How to Choose a Circuit Breaker
There are a few different criteria to consider when selecting a circuit breaker including voltage, frequency, interrupting capacity, continuous current rating, unusual operating conditions and product testing. This article will give a step by step overview on selecting an appropriate circuit breaker for your specific application.
The overall voltage rating is calculated by the highest voltage that can be applied across all end ports, the distribution type and how the circuit breaker is directly integrated into the system. It is important to select a circuit breaker with enough voltage capacity to meet the end application.
Circuit breakers up to 600 amps can be applied to frequencies of 50-120 Hz. Higher than 120 Hz frequencies will end up with the breaker having to derate. During higher frequency projects, the eddy currents and iron losses causes greater heating within the thermal trip components thus requiring the breaker to be derated or specifically calibrated. The total quantity of deration depends on the ampere rating, frame size as well as the current frequency. A general rule of thumb is the higher the ampere rating in a specific frame size the greater the derating needed.
All higher rated breakers over 600 amps contain a transformer-heated bimetal and are suitable for 60 Hz AC maximum. For 50 Hz AC minimum applications special calibration is generally available. Solid state trip breakers are pre-calibrated for 50 Hz or 60 Hz applications. If doing a diesel generator project the frequency will either be 50 Hz or 60 Hz.

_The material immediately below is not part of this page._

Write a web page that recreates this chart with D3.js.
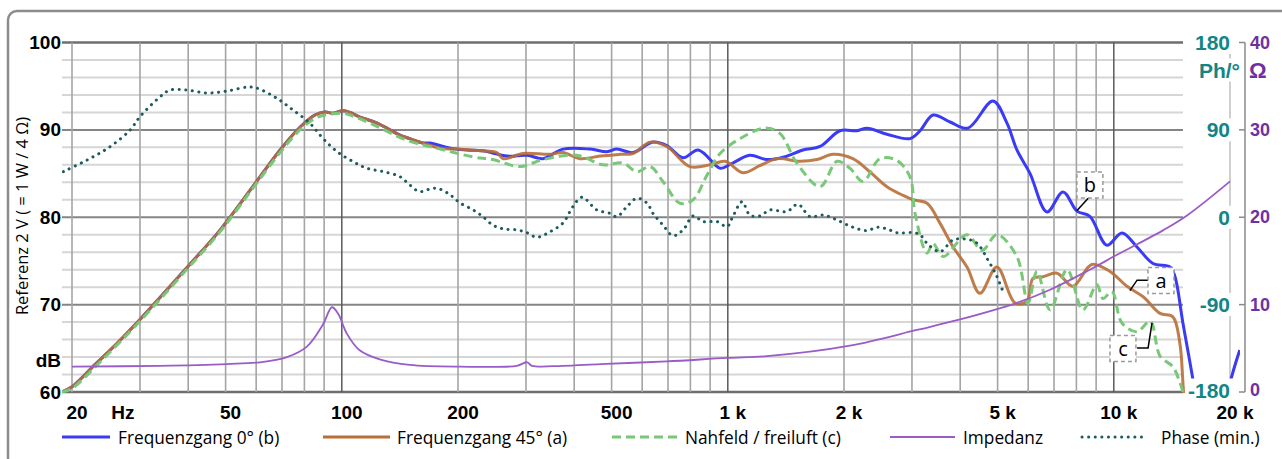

It is best to check ahead of time with an electrical contractor to make sure calibration measures are in place before moving forward with a 50 Hz project.

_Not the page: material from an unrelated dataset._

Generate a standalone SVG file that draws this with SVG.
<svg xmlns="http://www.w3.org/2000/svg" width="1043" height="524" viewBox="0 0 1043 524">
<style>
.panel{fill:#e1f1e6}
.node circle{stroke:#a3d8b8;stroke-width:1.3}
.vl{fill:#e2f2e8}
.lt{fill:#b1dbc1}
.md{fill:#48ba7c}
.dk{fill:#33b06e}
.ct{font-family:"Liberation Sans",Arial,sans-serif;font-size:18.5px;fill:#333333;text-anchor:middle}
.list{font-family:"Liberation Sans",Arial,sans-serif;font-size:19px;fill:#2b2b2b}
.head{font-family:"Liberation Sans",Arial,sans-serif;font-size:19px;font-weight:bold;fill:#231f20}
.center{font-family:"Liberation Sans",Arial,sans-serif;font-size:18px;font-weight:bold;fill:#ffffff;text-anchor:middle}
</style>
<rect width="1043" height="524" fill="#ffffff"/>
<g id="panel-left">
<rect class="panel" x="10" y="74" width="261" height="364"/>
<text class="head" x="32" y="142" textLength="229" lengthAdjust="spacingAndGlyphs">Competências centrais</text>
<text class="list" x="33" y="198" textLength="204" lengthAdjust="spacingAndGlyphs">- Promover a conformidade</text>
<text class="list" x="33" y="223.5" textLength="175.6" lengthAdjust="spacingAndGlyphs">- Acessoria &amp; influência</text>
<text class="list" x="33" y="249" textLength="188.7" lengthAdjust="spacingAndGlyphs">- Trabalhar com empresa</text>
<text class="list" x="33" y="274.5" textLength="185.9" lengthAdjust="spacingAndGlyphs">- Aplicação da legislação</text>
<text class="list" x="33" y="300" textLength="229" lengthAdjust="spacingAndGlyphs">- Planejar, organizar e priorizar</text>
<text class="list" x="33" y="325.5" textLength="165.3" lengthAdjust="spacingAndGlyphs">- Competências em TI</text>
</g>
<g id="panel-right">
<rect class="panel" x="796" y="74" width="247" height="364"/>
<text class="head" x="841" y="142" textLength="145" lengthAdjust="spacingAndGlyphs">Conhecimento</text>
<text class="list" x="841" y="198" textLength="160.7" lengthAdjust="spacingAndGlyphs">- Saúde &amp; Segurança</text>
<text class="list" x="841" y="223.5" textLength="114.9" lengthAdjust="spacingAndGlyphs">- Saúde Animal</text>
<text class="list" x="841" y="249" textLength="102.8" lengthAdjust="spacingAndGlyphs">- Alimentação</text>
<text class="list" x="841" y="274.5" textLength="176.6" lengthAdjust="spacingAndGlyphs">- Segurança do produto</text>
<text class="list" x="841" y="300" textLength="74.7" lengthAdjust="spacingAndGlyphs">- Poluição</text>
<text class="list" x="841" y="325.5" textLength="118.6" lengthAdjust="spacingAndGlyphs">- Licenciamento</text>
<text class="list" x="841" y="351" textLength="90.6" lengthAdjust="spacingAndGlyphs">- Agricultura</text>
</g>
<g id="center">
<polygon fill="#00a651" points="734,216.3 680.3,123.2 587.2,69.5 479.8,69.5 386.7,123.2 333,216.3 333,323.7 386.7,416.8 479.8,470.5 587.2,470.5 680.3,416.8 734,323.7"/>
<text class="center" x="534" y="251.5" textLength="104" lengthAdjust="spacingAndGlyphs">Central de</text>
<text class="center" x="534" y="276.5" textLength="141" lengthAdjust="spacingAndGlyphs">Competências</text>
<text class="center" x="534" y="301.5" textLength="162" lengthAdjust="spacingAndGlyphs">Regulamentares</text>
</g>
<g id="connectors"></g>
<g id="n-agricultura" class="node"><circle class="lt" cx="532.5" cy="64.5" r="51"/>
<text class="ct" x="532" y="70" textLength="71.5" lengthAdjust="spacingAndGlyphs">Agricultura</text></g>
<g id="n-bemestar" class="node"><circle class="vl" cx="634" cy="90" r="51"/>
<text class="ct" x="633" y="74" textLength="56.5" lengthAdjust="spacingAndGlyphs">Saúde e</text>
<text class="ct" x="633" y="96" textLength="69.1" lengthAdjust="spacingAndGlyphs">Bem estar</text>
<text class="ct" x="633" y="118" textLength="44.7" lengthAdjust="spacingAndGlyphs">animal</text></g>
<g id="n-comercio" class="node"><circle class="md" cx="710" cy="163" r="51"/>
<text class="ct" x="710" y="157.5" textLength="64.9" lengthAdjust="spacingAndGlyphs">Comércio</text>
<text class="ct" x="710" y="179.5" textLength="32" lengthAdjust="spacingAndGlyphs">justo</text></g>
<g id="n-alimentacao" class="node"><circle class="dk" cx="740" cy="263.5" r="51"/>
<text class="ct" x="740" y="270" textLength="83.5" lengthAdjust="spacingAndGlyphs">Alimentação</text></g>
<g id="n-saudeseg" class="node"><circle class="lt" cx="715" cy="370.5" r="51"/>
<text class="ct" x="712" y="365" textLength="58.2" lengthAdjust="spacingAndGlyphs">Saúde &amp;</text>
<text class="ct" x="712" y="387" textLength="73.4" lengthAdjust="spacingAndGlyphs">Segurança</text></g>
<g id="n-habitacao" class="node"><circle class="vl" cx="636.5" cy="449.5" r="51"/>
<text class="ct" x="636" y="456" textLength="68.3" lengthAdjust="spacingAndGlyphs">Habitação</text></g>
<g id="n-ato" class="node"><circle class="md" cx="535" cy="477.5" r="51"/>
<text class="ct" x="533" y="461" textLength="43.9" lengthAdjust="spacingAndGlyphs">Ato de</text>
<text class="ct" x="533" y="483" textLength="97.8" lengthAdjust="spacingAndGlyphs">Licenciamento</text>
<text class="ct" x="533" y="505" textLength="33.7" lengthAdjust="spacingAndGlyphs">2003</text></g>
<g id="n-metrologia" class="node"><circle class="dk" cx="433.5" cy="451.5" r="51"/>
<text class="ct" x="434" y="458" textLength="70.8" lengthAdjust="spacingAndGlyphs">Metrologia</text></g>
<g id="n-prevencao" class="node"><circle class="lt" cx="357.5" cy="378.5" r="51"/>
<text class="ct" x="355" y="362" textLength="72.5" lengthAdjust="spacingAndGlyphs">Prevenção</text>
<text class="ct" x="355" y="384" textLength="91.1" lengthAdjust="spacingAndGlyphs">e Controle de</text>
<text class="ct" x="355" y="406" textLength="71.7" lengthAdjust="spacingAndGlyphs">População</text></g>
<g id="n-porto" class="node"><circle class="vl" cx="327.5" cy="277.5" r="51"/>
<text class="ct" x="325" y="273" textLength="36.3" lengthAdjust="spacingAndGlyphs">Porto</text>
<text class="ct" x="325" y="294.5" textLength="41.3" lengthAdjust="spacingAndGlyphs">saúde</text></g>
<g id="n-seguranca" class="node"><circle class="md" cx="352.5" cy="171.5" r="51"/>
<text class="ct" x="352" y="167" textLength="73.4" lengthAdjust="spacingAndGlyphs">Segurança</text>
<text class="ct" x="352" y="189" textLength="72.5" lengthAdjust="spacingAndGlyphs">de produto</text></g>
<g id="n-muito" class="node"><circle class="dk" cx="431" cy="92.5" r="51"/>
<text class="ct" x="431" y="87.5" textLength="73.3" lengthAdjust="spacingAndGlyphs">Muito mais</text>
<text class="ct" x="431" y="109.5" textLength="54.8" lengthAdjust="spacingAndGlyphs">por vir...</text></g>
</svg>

Maximum Interrupting Capacity
The interrupting rating is generally accepted as the highest amount of fault current the breaker can interrupt without causing system failure to itself. Determining the maximum amount of fault current supplied by a system can be calculated at any given time. The one infallible rule that must be followed when applying the correct circuit breaker is that the interrupting capacity of the breaker must be equal or greater than the amount of fault current that can be delivered at the point in the system where the breaker is applied. Failure to apply the correct amount of interrupting capacity will result in damage to the breaker.
Continuous Current Rating
In regards to continuous current rating, molded case circuit breakers are rated in amperes at a specific ambient temperature. This ampere rating is the continuous current the breaker will carry in the ambient temperature where it was calibrated. A general rule of thumb for circuit breaker manufactures is to calibrate their standard breakers at 104° F.